For the foregoing reasons, we hold that the dismissal of a SLAPP under CJP § 5-807 does not, without more, satisfy the special-injury element of a subsequent claim for

malicious use of process. The HOAs’ complaint fails to allege facts showing arrest of the

person, seizure of property, or other special injury that would not necessarily result from

the ordinary defense of similar civil suits. The circuit court was correct to dismiss the

HOAs’ complaint alleging malicious use of process, and we accordingly affirm the

judgment of the Appellate Court of Maryland.

JUDGMENT OF THE APPELLATE

COURT OF MARYLAND AFFIRMED.

PETITIONERS TO PAY COSTS IN

THIS COURT.

25

In their opening brief, the HOAs also ask this Court to “eliminate the ‘special injury’ rule in cases involving abusive SLAPP litigation—a narrow range of well-defined cases that the legislature has deemed inimical to the public good.” At oral argument, the HOAs sought to recast that request: The special-injury rule, they say, “should stay intact,” but the Court should “recognize that it has no application here because its foundation, the need to encourage access to the courts, is not present with a bad-faith lawsuit that is filed simply as a fraudulent way to punish people.” This shift in framing is ultimately a distinction without a difference.
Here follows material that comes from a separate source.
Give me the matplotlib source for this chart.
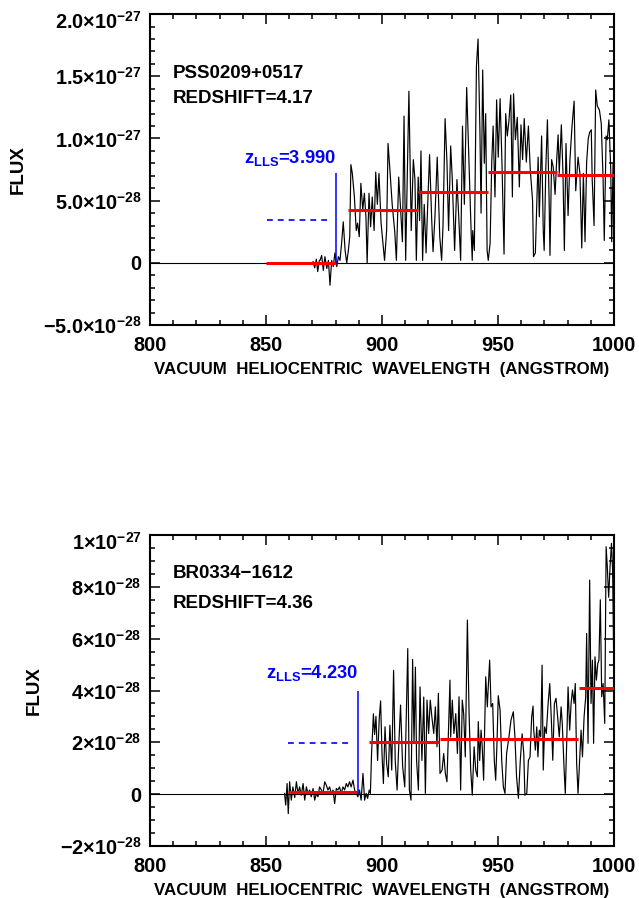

Holding that a SLAPP victim per se suffers a special injury and holding that the element has “no application” to a SLAPP operate identically. Either iteration would relieve a SLAPP victim of making the showing we have required of every other plaintiff alleging malicious use of process. Whether labeled as a per se satisfaction or an exemption, the relief the HOAs seek is the same, and we reject both formulations of the argument.